In "Camata," a film edited in real time by artificial intelligence, a set of machines performs a bizarre ritual on a skeleton of a young man found in Chile's Atacama desert, the world's oldest and driest.

"The ritual performed by the machines appears at once as an endless funeral rite, an operating theatre, and the learning process and formation of a specific lifeless subjectivity," according to the exhibition's website.

It describes the film as a "self-presentation that endlessly edits itself, without linearity, beginning or end."

The skeleton is thought to be that of a miner who died 100 years ago and now lies in a region where astronomers base their telescopes in these extreme conditions to study planets outside our solar system.

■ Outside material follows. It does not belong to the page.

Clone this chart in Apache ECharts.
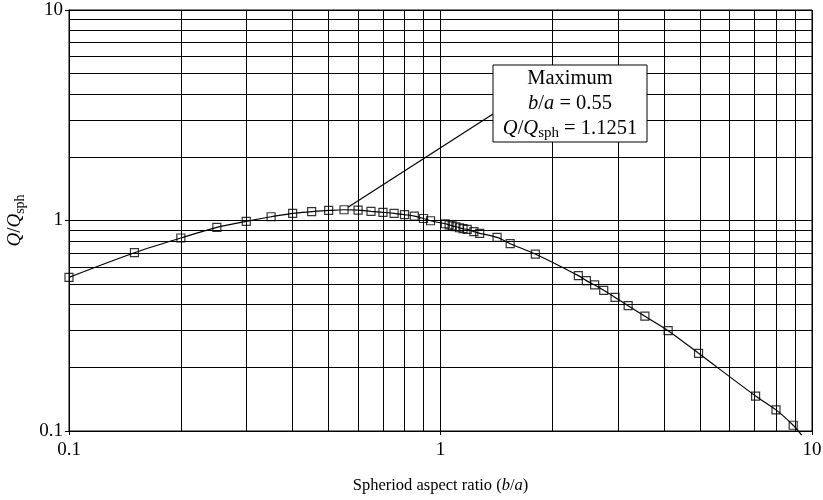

One room in the exhibition is an aquarium containing animals such as a hermit crab living inside a replica of a sculpture entitled Sleeping Muse from 1910. The crab and the muse's heads are intended to embody the hybridization of two species, between a non-human being and a human representation.

The exhibition's films, sculptures and installations with living creatures are to be exhibited later in the Leeum Museum in Seoul.

The show is one of the first to open ahead of the Venice Biennale, which starts on April 20, and will end when the Biennale ends on November 24.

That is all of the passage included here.